When you eliminate important protections for teacher activists and others who speak out for students, “you turn schools into teacher turnover factories,” said UTLA President-Elect Alex Caputo-Pearl. That’s a pretty powerful statement that just plain ignores certain key facts. Due to the Union’s key method of protecting the most senior teachers, schools in the inner city have become just that…teacher turnover factories. Sadly, Caputo-Pearl is using the very facts that prompted this case, in an attempt to defend the Union’s adamant opposition to it.
To be clearer…if the problem that Vergara was about did not exist, then why Mr. Caputo-Pearl, were inner city schools hit hardest by layoffs in the past years?
Exactly. Teachers’ Unions have to be about employment issues…that’s all that they can be about. It is why they exist. Reed v. UTLA and Vergara v. California were about Civil Rights issues…student Civil Rights. In my book, that trumps employment issues every time.
From UTLA’s own web site:
“California’s educators are disappointed by the judge’s decision in the Vergara v. State of California as it hurts students and educators. From the beginning, this lawsuit has highlighted the wrong problems, proposed the wrong solutions, and followed the wrong process. Today’s groundless decision has been stayed and all laws remain in effect while parties appeal.”
If you are a Union, I can see how it focuses on the “wrong problems” since the case was not actually about employment matters. To say that it followed the “wrong process” is really a deeper criticism of the American Legal System, which I’m willing to assert that my Union has little real knowledge of. To call the decision “groundless” is to discount the rooms full of testimony and evidence, star witness testimony of administrators, teachers, and students, and the Judge’s succinct but incisive ruling.

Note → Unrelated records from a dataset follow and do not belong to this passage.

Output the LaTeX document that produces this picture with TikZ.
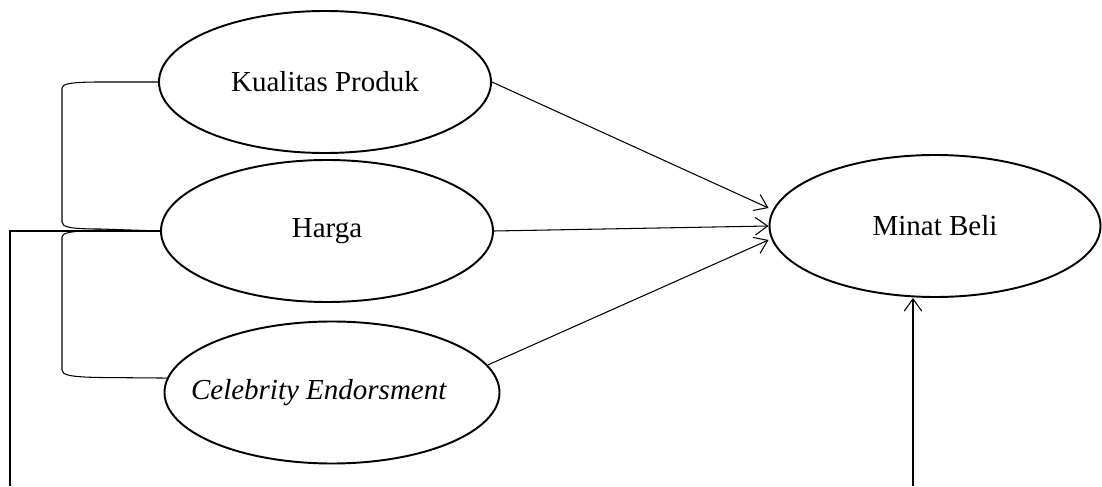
\documentclass[tikz,border=0pt]{standalone}
\usepackage{fontspec}
\setmainfont{Liberation Serif}
\usetikzlibrary{shapes.geometric,arrows.meta}
\tikzstyle{var}=[ellipse, draw, line width=1.1pt, inner sep=0pt, minimum width=6.64cm, minimum height=2.84cm, font=\fontsize{16.5}{19}\selectfont]
\tikzstyle{path}=[-{Straight Barb[length=7pt,width=10pt]}, line width=0.6pt]
\tikzstyle{link}=[line width=0.6pt]

\begin{document}
\begin{tikzpicture}
  \useasboundingbox (0,0) rectangle (22.04,9.72);

  \draw (6.50,8.08) node[var] (KP) {Kualitas Produk};
  \draw (6.54,5.10) node[var] (H) {Harga};
  \draw (6.64,1.87) node[var, minimum width=6.70cm] (CE)
    {\makebox[0pt]{\raisebox{0.1cm}{\textit{Celebrity Endorsment}}\hspace{0.52cm}}};
  \draw (18.70,5.20) node[var, minimum width=6.62cm] (MB) {Minat Beli};

  \coordinate (lb) at (0.2,0);
  \coordinate (mb) at (18.26,0);

  %% brackets on the left
  \draw[link] (KP.west) -- (2.0,8.08) .. controls (1.40,8.08) and (1.24,8.04) .. (1.24,7.96)
    -- (1.24,5.28) .. controls (1.24,5.18) and (1.40,5.14) .. (2.0,5.14) -- (H.west);
  \draw[link] (H.west) -- (2.0,5.12) .. controls (1.40,5.10) and (1.24,5.06) .. (1.24,4.98)
    -- (1.24,2.32) .. controls (1.24,2.22) and (1.40,2.18) .. (2.0,2.17) -- (CE.175);
  \draw[link] (H.west) -| (lb);

  %% paths to Minat Beli
  \draw[path] (KP.east) -- ([yshift=0.36cm]MB.west);
  \draw[path] (H.east) -- (MB.west);
  \draw[path] (CE.10) -- ([yshift=-0.28cm]MB.west);
  \draw[path] (mb) -- (mb |- MB.south);
\end{tikzpicture}
\end{document}
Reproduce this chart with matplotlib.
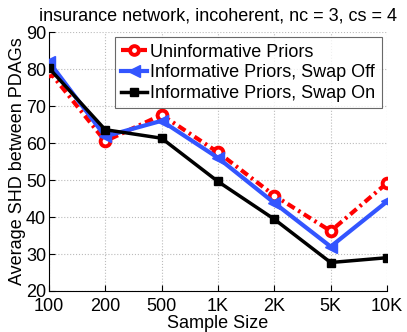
import numpy as np
from matplotlib import pyplot as plt

plt.rcParams["font.family"] = ["Liberation Sans", "DejaVu Sans"]

sizes = ["100", "200", "500", "1K", "2K", "5K", "10K"]
uninformative = [79.5, 60.5, 67.6, 57.5, 45.8, 36.2, 49.2]
swap_off = [82.0, 61.8, 66.0, 56.0, 43.8, 32.0, 44.2]
swap_on = [80.3, 63.6, 61.3, 49.6, 39.4, 27.7, 29.0]

x = np.arange(len(sizes))

fig = plt.figure(figsize=(4.07, 3.32), dpi=100)
ax = fig.add_axes([0.120, 0.1235, 0.831, 0.780])

ax.plot(x, uninformative, color="red", lw=3, dashes=(2, 1, 0.6, 1), marker="o", ms=7,
        mew=2.8, mfc="white", mec="red", label="Uninformative Priors", zorder=3)
ax.plot(x, swap_off, "-", color="#3355ff", lw=3, marker="<", ms=9,
        mfc="#3355ff", mec="#3355ff", label="Informative Priors, Swap Off", zorder=4)
ax.plot(x, swap_on, "-", color="black", lw=2.5, marker="s", ms=6,
        mfc="black", mec="black", label="Informative Priors, Swap On", zorder=5)

ax.set_xlim(0, len(sizes) - 1)
ax.set_ylim(20, 90)
ax.set_xticks(x)
ax.set_xticklabels(sizes)
ax.set_yticks(np.arange(20, 91, 10))
ax.tick_params(direction="in", labelsize=13, length=4)
ax.tick_params(axis="x", pad=5)
ax.tick_params(axis="y", pad=2)
ax.grid(True, linestyle=":", color="#bbbbbb", lw=0.8)
ax.spines["top"].set_visible(False)
ax.spines["right"].set_visible(False)

ax.set_title("insurance network, incoherent, nc = 3, cs = 4", fontsize=13, pad=8)
ax.set_xlabel("Sample Size", fontsize=13, labelpad=0)
ax.set_ylabel("Average SHD between PDAGs", fontsize=13, labelpad=0)

leg = ax.legend(loc="upper right", fontsize=13, fancybox=False, edgecolor="#444444",
                borderpad=0.35, labelspacing=0.2, handlelength=1.4, handletextpad=0.2,
                borderaxespad=0.3, markerscale=0.9)
leg.get_frame().set_linewidth(0.8)

fig.savefig("out.png", dpi=100)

It’s fund to say “groundless,” but that’s really just grandstanding.
I’ve been in favor of the Vergara case’s plaintiffs for a year now. I have supported the case in media, and been outspoken about it. At this point, that does not make me very popular with a whole lot of other teachers, and especially with Union die hards. Most of these people have “come to the party late,” having just heard of the case as the decision was made. I’ve had some awkward phone calls and interactions, as many people in various positions try to get their feet under them about what it means.
It’s really no big deal to me. The short fact of it is…I pay dues to these Unions, mostly because laws are in place that force me to. They have not represented my views politically or legally in the fifteen years that I have been teaching, and recently, I have found myself supporting the other side of cases against them. I don’t exactly fault them for it. I stand for student rights, and that’s it. They have to stand for teacher rights, it’s their mandate. When the two are at odds, we each have the side that we are obligated to stand with.
Still…the continued conversations, with me personally, are a bit on the annoying side. In those conversations, Union people are like the mercenary in the art…sadly unarmed for the talk. When speaking with “just a rogue teacher,” Union people seem to think that they are speaking to a five year old girl in pig tails. They come prepared for an easy win in court or in discourse, much like the cool looking guy in the art only has knives for a serious super conflict. It’s condescending and irksome, as I have been involved in this case for way longer than last week, and communicate in other than slogans parroted from CTA or Mr. Caputo-Pearl.
Neither our hero, or myself, think like a five year old girl in pig tails. More importantly, when we need to fight for something, we don’t fight like five year old girls…unless those five year old girls have nukes in their knuckles.
I for one, look forward to the inevitable Amicus Brief, on appeal. Then again, I also know what “groundless” means.